Rezension

Die düstere Atmosphäre eines Pyrenäen-Tals

Monteperdido - Das Dorf der verschwundenen Mädchen - Agustín Martínez

Monteperdido - Das Dorf der verschwundenen Mädchen
von Agustín Martínez

Bewertet mit 5 Sternen

Die Freundinnen Ana und Lucia waren 11 Jahre alt, als sie mitten am Tag aus ihrem Dorf Monteperdido verschwanden. Im Leben ihrer Angehörigen hat sich das Unglück seitdem wie ein Ölfleck ausgebreitet. Álvaros und Raquels Ehe zerbrach an der Tat; Joaquín Castáns würde über Leichen gehen, um an der Polizei vorbei selbst zu ermitteln. In dem abgelegenen Tal der spanischen Hochpyrenäen kennt man sich; die Familien der Mädchen leben in nebeneinanderliegenden Doppelhaushälften.

Fünf Jahre später verunglückt ein Autofahrer tödlich in einer Schlucht. Aus seinem Fahrzeug kriecht schwer verletzt Ana, eines der Entführungsopfer. Víctor Gamero, dem Leiter der örtlichen Polizeiwache, werden zwei Kriminalbeamte aus Madrid zur Seite gestellt, Sara Campos und Santiago Baín. Das Verhältnis im Team ist gespannt, niemand traut dem anderen. Gamero hält nichts von den Städtern; Santiago schüttelt beim Aktenstudium den Kopf über die schlampigen Ermittlungen zur damaligen Entführung. Während die schwerverletzte Ana im Krankenhaus behandelt wird, beginnt ein Wettlauf um die Rettung von Lucia. Irgendwo in dieser rauen Landschaft muss der Täter sie noch immer gefangen halten. In den Wäldern wird gejagt, Touristen sind im Gebirge unterwegs. Wer hier jahrelang Gefangene versorgt, kann doch nicht unbeobachtet geblieben sein. Jeder Schritt der Ermittler kann ein Schritt in die falsche Richtung sein. Der Druck auf alle ist beklemmend deutlich zu spüren. Dass die geschwächte Ana ohne ihre Mutter von männlichen Kriminalpolizisten vernommen wird, befremdet. Sara Campos ist sich sicher, dass Ana mehr weiß, als sie sagt. Um Lucia zu schützen? Um den Täter zu schützen? Einige im Tal haben Gründe, jemandem eins auszuwischen. Kaum jemand, der keine illegalen Geschäfte macht oder auf andere sonderbar wirkt. Die Fäden der Beziehungen bilden ein dichtes Netz, das die Madrider Ermittler ohne Hilfe Einheimischer nicht durchdringen können. „Hier spricht sich alles rum, und trotzdem weiß keiner was“, bringt Sara die Lage auf den Punkt. Nur wem können die Madrider Ermittler trauen, wer ist Opfer und wer ein geschickter Manipulator?

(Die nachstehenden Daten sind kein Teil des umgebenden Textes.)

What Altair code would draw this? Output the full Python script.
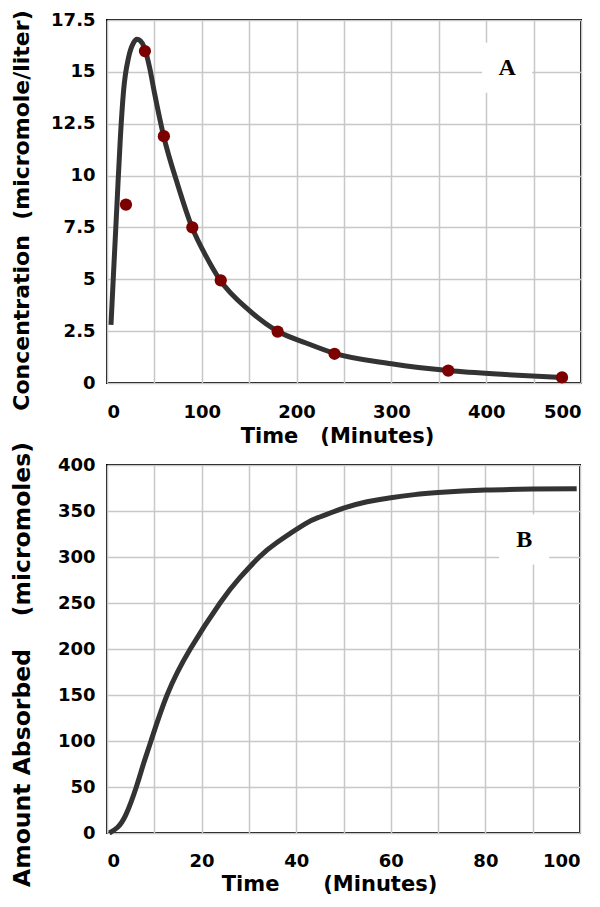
import altair as alt
import pandas as pd

# ---- Panel A: plasma concentration ----
obs_time = [20, 40, 60, 90, 120, 180, 240, 360, 480]
obs_conc = [8.6, 16.0, 11.9, 7.5, 4.95, 2.48, 1.41, 0.6, 0.27]

fit_time = [4.2, 7.0, 10.5, 14.0, 17.5, 22.8, 28.0, 31.5, 35.0, 39.6, 45, 50, 59.5,
            75, 89.3, 105, 119, 150, 179, 210, 240, 300, 360, 420, 480]
fit_conc = [2.8, 5.4, 8.6, 11.75, 14.1, 15.7, 16.4, 16.57, 16.5, 16.15, 15.2, 14.0,
            11.95, 9.5, 7.55, 6.07, 4.98, 3.5, 2.52, 1.93, 1.43, 0.93, 0.6, 0.41, 0.27]

# ---- Panel B: cumulative amount absorbed ----
abs_time = [0.5, 2.2, 4.0, 6.2, 7.7, 9.3, 12.7, 17.6, 23.9, 28.0, 32.2, 36, 41.9, 45, 50,
            55, 60, 65, 70, 80, 90, 99.3]
abs_amount = [0, 6, 20, 50, 75, 100, 150, 200, 250, 277, 300, 316, 336, 343.5, 353, 360,
              364.5, 367.8, 370, 372.7, 373.8, 374.3]

panel_labels = ["A", "B"]
label_x = [422, 88.2]
label_y = [15.2, 319]

x_ticks_a = list(range(0, 501, 50))
y_ticks_a = [0, 2.5, 5, 7.5, 10, 12.5, 15, 17.5]
x_ticks_b = list(range(0, 101, 10))
y_ticks_b = list(range(0, 401, 50))

NB = "\u00a0"
common = dict(
    labelFont="DejaVu Sans", labelFontWeight="bold", labelFontSize=18, labelColor="black",
    titleFont="DejaVu Sans", titleFontWeight="bold", titleColor="black",
    gridColor="#c8c8c8", gridWidth=1.5, ticks=False, domain=False,
)

fit_df = pd.DataFrame({"t": fit_time, "c": fit_conc})
obs_df = pd.DataFrame({"t": obs_time, "c": obs_conc})
lab_a = pd.DataFrame({"t": [label_x[0]], "c": [label_y[0]], "txt": [panel_labels[0]]})

W_A, H_A = 474, 363
W_B, H_B = 473, 368

xa = alt.X("t:Q", scale=alt.Scale(domain=[0, 500], nice=False),
           axis=alt.Axis(values=x_ticks_a, labelExpr="datum.value % 100 == 0 ? datum.label : ''",
                         title="Time" + NB * 3 + "(Minutes)", titleFontSize=21,
                         labelPadding=20, titlePadding=4, titleX=230, titleAlign="center", **common))
ya = alt.Y("c:Q", scale=alt.Scale(domain=[0, 17.5], nice=False),
           axis=alt.Axis(values=y_ticks_a, format=".1~f",
                         title="Concentration" + NB * 2 + "(micromole/liter)", titleFontSize=22,
                         labelPadding=12, titleX=-79, titleY=190, titleAlign="center",
                         titleBaseline="alphabetic", **common))

line_a = alt.Chart(fit_df).mark_line(color="#333333", strokeWidth=5, interpolate="monotone").encode(x=xa, y=ya)
pts_a = alt.Chart(obs_df).mark_circle(color="#7d0000", size=150, opacity=1).encode(x="t:Q", y="c:Q")
box_a = alt.Chart(lab_a).mark_square(color="white", size=2500, opacity=1).encode(x="t:Q", y="c:Q")
txt_a = alt.Chart(lab_a).mark_text(font="Liberation Serif", fontWeight="bold", fontSize=24,
                                   color="black", baseline="middle").encode(x="t:Q", y="c:Q", text="txt:N")
top = alt.layer(box_a, txt_a, line_a, pts_a).properties(width=W_A, height=H_A)

abs_df = pd.DataFrame({"t": abs_time, "a": abs_amount})
lab_b = pd.DataFrame({"t": [label_x[1]], "a": [label_y[1]], "txt": [panel_labels[1]]})

xb = alt.X("t:Q", scale=alt.Scale(domain=[0, 100], nice=False),
           axis=alt.Axis(values=x_ticks_b, labelExpr="datum.value % 20 == 0 ? datum.label : ''",
                         title="Time" + NB * 6 + "(Minutes)", titleFontSize=21,
                         labelPadding=19, titlePadding=3, titleX=222, titleAlign="center", **common))
yb = alt.Y("a:Q", scale=alt.Scale(domain=[0, 400], nice=False),
           axis=alt.Axis(values=y_ticks_b,
                         title="Amount Absorbed" + NB * 4 + "(micromoles)", titleFontSize=23.5,
                         labelPadding=12, titleX=-78, titleY=199, titleAlign="center",
                         titleBaseline="alphabetic", **common))

line_b = alt.Chart(abs_df).mark_line(color="#333333", strokeWidth=5, interpolate="natural").encode(x=xb, y=yb)
box_b = alt.Chart(lab_b).mark_square(color="white", size=2500, opacity=1).encode(x="t:Q", y="a:Q")
txt_b = alt.Chart(lab_b).mark_text(font="Liberation Serif", fontWeight="bold", fontSize=24,
                                   color="black", baseline="middle").encode(x="t:Q", y="a:Q", text="txt:N")
bottom = alt.layer(box_b, txt_b, line_b).properties(width=W_B, height=H_B)

chart = alt.vconcat(top, bottom, spacing=-7).properties(
    padding={"left": 0, "top": 0, "right": 0, "bottom": 0}
).configure_view(stroke="black", strokeWidth=2)

chart.save("out.html", embed_options={"renderer": "svg", "actions": False})
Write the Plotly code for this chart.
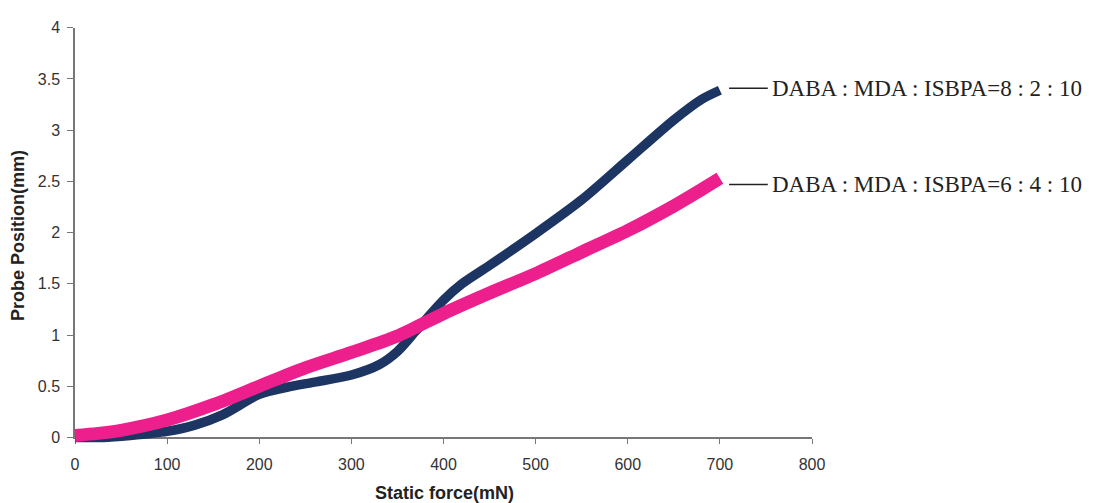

Das Tal von Monteperdido wird im Winter nur selten von der Sonne erreicht. Diese raue Landschaft mit sintflutartigen Regenfällen, die nicht selten Todesopfer fordern, sorgen in Agustín Martínez‘ Kriminalroman für eine düstere Atmosphäre. Das Setting des abgelegenen Tales vor dräuenden Unwettern lässt eine antike Tragödie vermuten. Wenn in einem Krimi Kinder Opfer von Gewalttaten werden, lasse ich mich darauf ungern ein. Doch die Menschen an diesem Ort haben von Beginn an meine Neugier geweckt. Ob ein Tierarzt als Hobbyautor, Leute, die vom Tourismus leben müssen, oder die Angehörigen der Mädchen – Martínez zeichnet differenzierte Figuren und trifft Zwischentöne. Zum Ende hätten mir einige Verzögerungsmomente weniger genügt; dennoch vor gewaltiger Kulisse ein beeindruckender Erstlingsroman.